■ Data block ■

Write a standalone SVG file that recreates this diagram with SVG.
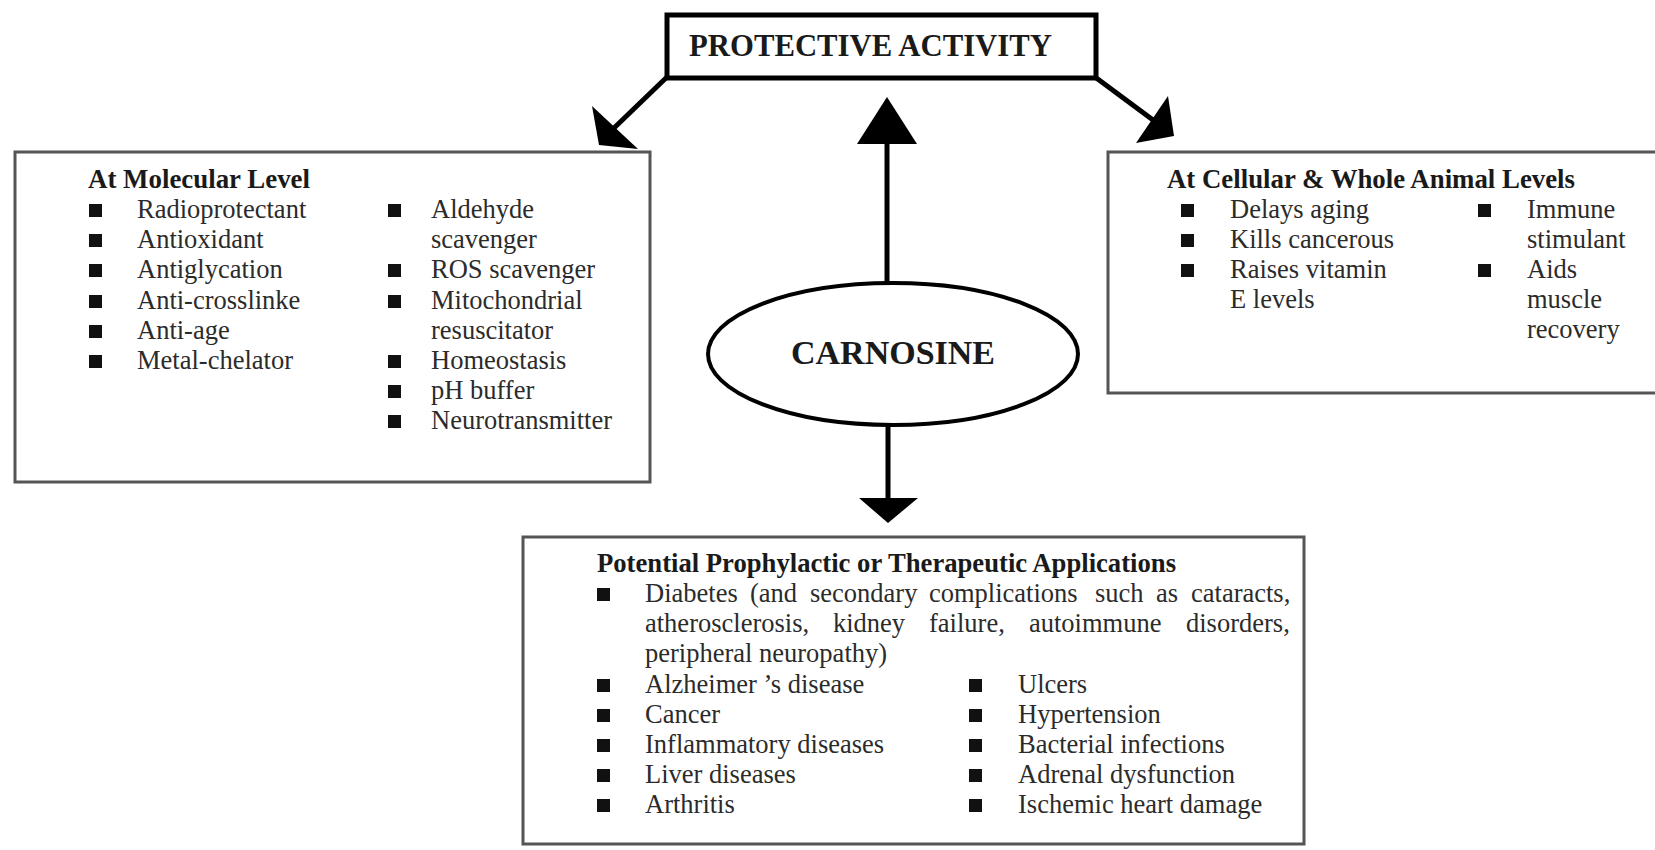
<svg xmlns="http://www.w3.org/2000/svg" width="1655" height="850" viewBox="0 0 1655 850">
<defs>
<style>
.box{fill:#fff;stroke:#555;stroke-width:3}
.hd{font-family:"Liberation Serif","Times New Roman",serif;font-weight:bold;font-size:27px;fill:#1a1a1a}
.tx{font-family:"Liberation Serif","Times New Roman",serif;font-size:26.5px;fill:#2b2b2b}
.bl{fill:#111}
.ln{stroke:#000;stroke-width:5;fill:none}
.ah{fill:#000}
</style>
<rect id="bul" width="13" height="13"/>
</defs>
<rect width="1655" height="850" fill="#fff"/>

<g id="connectors">
<line class="ln" x1="667" y1="77" x2="614" y2="128"/>
<polygon class="ah" points="599,145 592,106 638,149"/>
<line class="ln" x1="1095" y1="77" x2="1153" y2="120"/>
<polygon class="ah" points="1174,136 1168,96 1136,143"/>
<line class="ln" x1="887" y1="287" x2="887" y2="142" stroke-width="6"/>
<polygon class="ah" points="887,97 857,144 917,144"/>
<line class="ln" x1="888" y1="425" x2="888" y2="500" stroke-width="6"/>
<polygon class="ah" points="859,498 918,498 888,523"/>
</g>

<g id="protective">
<rect x="667" y="15" width="429" height="63" fill="#fff" stroke="#000" stroke-width="5"/>
<text x="689" y="56" font-family="Liberation Serif,Times New Roman,serif" font-weight="bold" font-size="31" fill="#1a1a1a" textLength="363" lengthAdjust="spacingAndGlyphs">PROTECTIVE ACTIVITY</text>
</g>

<g id="carnosine">
<ellipse cx="893" cy="354" rx="185" ry="71" fill="#fff" stroke="#000" stroke-width="4"/>
<text x="893" y="364" text-anchor="middle" font-family="Liberation Serif,Times New Roman,serif" font-weight="bold" font-size="34" fill="#1a1a1a">CARNOSINE</text>
</g>

<g id="molecular">
<rect class="box" x="15" y="152" width="635" height="330"/>
<text class="hd" x="88" y="188" textLength="222" lengthAdjust="spacingAndGlyphs">At Molecular Level</text>
<g class="bl">
<use href="#bul" x="89" y="204"/><use href="#bul" x="89" y="234"/><use href="#bul" x="89" y="264"/>
<use href="#bul" x="89" y="295"/><use href="#bul" x="89" y="325"/><use href="#bul" x="89" y="355"/>
<use href="#bul" x="388" y="204"/><use href="#bul" x="388" y="264"/><use href="#bul" x="388" y="295"/>
<use href="#bul" x="388" y="355"/><use href="#bul" x="388" y="385"/><use href="#bul" x="388" y="415"/>
</g>
<text class="tx" x="137" y="218">Radioprotectant</text>
<text class="tx" x="137" y="248">Antioxidant</text>
<text class="tx" x="137" y="278">Antiglycation</text>
<text class="tx" x="137" y="309">Anti-crosslinke</text>
<text class="tx" x="137" y="339">Anti-age</text>
<text class="tx" x="137" y="369">Metal-chelator</text>
<text class="tx" x="431" y="218">Aldehyde</text>
<text class="tx" x="431" y="248">scavenger</text>
<text class="tx" x="431" y="278">ROS scavenger</text>
<text class="tx" x="431" y="309">Mitochondrial</text>
<text class="tx" x="431" y="339">resuscitator</text>
<text class="tx" x="431" y="369">Homeostasis</text>
<text class="tx" x="431" y="399">pH buffer</text>
<text class="tx" x="431" y="429">Neurotransmitter</text>
</g>

<g id="cellular">
<rect class="box" x="1108" y="152" width="560" height="241"/>
<text class="hd" x="1167" y="188" textLength="408" lengthAdjust="spacingAndGlyphs">At Cellular &amp; Whole Animal Levels</text>
<g class="bl">
<use href="#bul" x="1181" y="204"/><use href="#bul" x="1181" y="234"/><use href="#bul" x="1181" y="264"/>
<use href="#bul" x="1478" y="204"/><use href="#bul" x="1478" y="264"/>
</g>
<text class="tx" x="1230" y="218">Delays aging</text>
<text class="tx" x="1230" y="248">Kills cancerous</text>
<text class="tx" x="1230" y="278">Raises vitamin</text>
<text class="tx" x="1230" y="308">E levels</text>
<text class="tx" x="1527" y="218">Immune</text>
<text class="tx" x="1527" y="248">stimulant</text>
<text class="tx" x="1527" y="278">Aids</text>
<text class="tx" x="1527" y="308">muscle</text>
<text class="tx" x="1527" y="338">recovery</text>
</g>

<g id="applications">
<rect class="box" x="523" y="537" width="781" height="307"/>
<text class="hd" x="597" y="572" textLength="579" lengthAdjust="spacingAndGlyphs">Potential Prophylactic or Therapeutic Applications</text>
<g class="bl">
<use href="#bul" x="597" y="588"/>
<use href="#bul" x="597" y="679"/><use href="#bul" x="597" y="709"/><use href="#bul" x="597" y="739"/>
<use href="#bul" x="597" y="769"/><use href="#bul" x="597" y="799"/>
<use href="#bul" x="969" y="679"/><use href="#bul" x="969" y="709"/><use href="#bul" x="969" y="739"/>
<use href="#bul" x="969" y="769"/><use href="#bul" x="969" y="799"/>
</g>
<text class="tx" y="602"><tspan x="645">Diabetes</tspan><tspan x="750">(and</tspan><tspan x="810">secondary</tspan><tspan x="929">complications</tspan><tspan x="1095">such</tspan><tspan x="1156">as</tspan><tspan x="1191">cataracts,</tspan></text>
<text class="tx" y="632"><tspan x="645">atherosclerosis,</tspan><tspan x="833">kidney</tspan><tspan x="929">failure,</tspan><tspan x="1029">autoimmune</tspan><tspan x="1186">disorders,</tspan></text>
<text class="tx" x="645" y="662">peripheral neuropathy)</text>
<text class="tx" x="645" y="693">Alzheimer ’s disease</text>
<text class="tx" x="645" y="723">Cancer</text>
<text class="tx" x="645" y="753">Inflammatory diseases</text>
<text class="tx" x="645" y="783">Liver diseases</text>
<text class="tx" x="645" y="813">Arthritis</text>
<text class="tx" x="1018" y="693">Ulcers</text>
<text class="tx" x="1018" y="723">Hypertension</text>
<text class="tx" x="1018" y="753">Bacterial infections</text>
<text class="tx" x="1018" y="783">Adrenal dysfunction</text>
<text class="tx" x="1018" y="813">Ischemic heart damage</text>
</g>
</svg>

■ Directions ■
Return to the listing above and set it down exactly, leaving out its pictures.

■ Answer to the exercise ■
Write a standalone SVG file that recreates this diagram with SVG.
<svg xmlns="http://www.w3.org/2000/svg" width="1655" height="850" viewBox="0 0 1655 850">
<defs>
<style>
.box{fill:#fff;stroke:#555;stroke-width:3}
.hd{font-family:"Liberation Serif","Times New Roman",serif;font-weight:bold;font-size:27px;fill:#1a1a1a}
.tx{font-family:"Liberation Serif","Times New Roman",serif;font-size:26.5px;fill:#2b2b2b}
.bl{fill:#111}
.ln{stroke:#000;stroke-width:5;fill:none}
.ah{fill:#000}
</style>
<rect id="bul" width="13" height="13"/>
</defs>
<rect width="1655" height="850" fill="#fff"/>

<g id="connectors">
<line class="ln" x1="667" y1="77" x2="614" y2="128"/>
<polygon class="ah" points="599,145 592,106 638,149"/>
<line class="ln" x1="1095" y1="77" x2="1153" y2="120"/>
<polygon class="ah" points="1174,136 1168,96 1136,143"/>
<line class="ln" x1="887" y1="287" x2="887" y2="142" stroke-width="6"/>
<polygon class="ah" points="887,97 857,144 917,144"/>
<line class="ln" x1="888" y1="425" x2="888" y2="500" stroke-width="6"/>
<polygon class="ah" points="859,498 918,498 888,523"/>
</g>

<g id="protective">
<rect x="667" y="15" width="429" height="63" fill="#fff" stroke="#000" stroke-width="5"/>
<text x="689" y="56" font-family="Liberation Serif,Times New Roman,serif" font-weight="bold" font-size="31" fill="#1a1a1a" textLength="363" lengthAdjust="spacingAndGlyphs">PROTECTIVE ACTIVITY</text>
</g>

<g id="carnosine">
<ellipse cx="893" cy="354" rx="185" ry="71" fill="#fff" stroke="#000" stroke-width="4"/>
<text x="893" y="364" text-anchor="middle" font-family="Liberation Serif,Times New Roman,serif" font-weight="bold" font-size="34" fill="#1a1a1a">CARNOSINE</text>
</g>

<g id="molecular">
<rect class="box" x="15" y="152" width="635" height="330"/>
<text class="hd" x="88" y="188" textLength="222" lengthAdjust="spacingAndGlyphs">At Molecular Level</text>
<g class="bl">
<use href="#bul" x="89" y="204"/><use href="#bul" x="89" y="234"/><use href="#bul" x="89" y="264"/>
<use href="#bul" x="89" y="295"/><use href="#bul" x="89" y="325"/><use href="#bul" x="89" y="355"/>
<use href="#bul" x="388" y="204"/><use href="#bul" x="388" y="264"/><use href="#bul" x="388" y="295"/>
<use href="#bul" x="388" y="355"/><use href="#bul" x="388" y="385"/><use href="#bul" x="388" y="415"/>
</g>
<text class="tx" x="137" y="218">Radioprotectant</text>
<text class="tx" x="137" y="248">Antioxidant</text>
<text class="tx" x="137" y="278">Antiglycation</text>
<text class="tx" x="137" y="309">Anti-crosslinke</text>
<text class="tx" x="137" y="339">Anti-age</text>
<text class="tx" x="137" y="369">Metal-chelator</text>
<text class="tx" x="431" y="218">Aldehyde</text>
<text class="tx" x="431" y="248">scavenger</text>
<text class="tx" x="431" y="278">ROS scavenger</text>
<text class="tx" x="431" y="309">Mitochondrial</text>
<text class="tx" x="431" y="339">resuscitator</text>
<text class="tx" x="431" y="369">Homeostasis</text>
<text class="tx" x="431" y="399">pH buffer</text>
<text class="tx" x="431" y="429">Neurotransmitter</text>
</g>

<g id="cellular">
<rect class="box" x="1108" y="152" width="560" height="241"/>
<text class="hd" x="1167" y="188" textLength="408" lengthAdjust="spacingAndGlyphs">At Cellular &amp; Whole Animal Levels</text>
<g class="bl">
<use href="#bul" x="1181" y="204"/><use href="#bul" x="1181" y="234"/><use href="#bul" x="1181" y="264"/>
<use href="#bul" x="1478" y="204"/><use href="#bul" x="1478" y="264"/>
</g>
<text class="tx" x="1230" y="218">Delays aging</text>
<text class="tx" x="1230" y="248">Kills cancerous</text>
<text class="tx" x="1230" y="278">Raises vitamin</text>
<text class="tx" x="1230" y="308">E levels</text>
<text class="tx" x="1527" y="218">Immune</text>
<text class="tx" x="1527" y="248">stimulant</text>
<text class="tx" x="1527" y="278">Aids</text>
<text class="tx" x="1527" y="308">muscle</text>
<text class="tx" x="1527" y="338">recovery</text>
</g>

<g id="applications">
<rect class="box" x="523" y="537" width="781" height="307"/>
<text class="hd" x="597" y="572" textLength="579" lengthAdjust="spacingAndGlyphs">Potential Prophylactic or Therapeutic Applications</text>
<g class="bl">
<use href="#bul" x="597" y="588"/>
<use href="#bul" x="597" y="679"/><use href="#bul" x="597" y="709"/><use href="#bul" x="597" y="739"/>
<use href="#bul" x="597" y="769"/><use href="#bul" x="597" y="799"/>
<use href="#bul" x="969" y="679"/><use href="#bul" x="969" y="709"/><use href="#bul" x="969" y="739"/>
<use href="#bul" x="969" y="769"/><use href="#bul" x="969" y="799"/>
</g>
<text class="tx" y="602"><tspan x="645">Diabetes</tspan><tspan x="750">(and</tspan><tspan x="810">secondary</tspan><tspan x="929">complications</tspan><tspan x="1095">such</tspan><tspan x="1156">as</tspan><tspan x="1191">cataracts,</tspan></text>
<text class="tx" y="632"><tspan x="645">atherosclerosis,</tspan><tspan x="833">kidney</tspan><tspan x="929">failure,</tspan><tspan x="1029">autoimmune</tspan><tspan x="1186">disorders,</tspan></text>
<text class="tx" x="645" y="662">peripheral neuropathy)</text>
<text class="tx" x="645" y="693">Alzheimer ’s disease</text>
<text class="tx" x="645" y="723">Cancer</text>
<text class="tx" x="645" y="753">Inflammatory diseases</text>
<text class="tx" x="645" y="783">Liver diseases</text>
<text class="tx" x="645" y="813">Arthritis</text>
<text class="tx" x="1018" y="693">Ulcers</text>
<text class="tx" x="1018" y="723">Hypertension</text>
<text class="tx" x="1018" y="753">Bacterial infections</text>
<text class="tx" x="1018" y="783">Adrenal dysfunction</text>
<text class="tx" x="1018" y="813">Ischemic heart damage</text>
</g>
</svg>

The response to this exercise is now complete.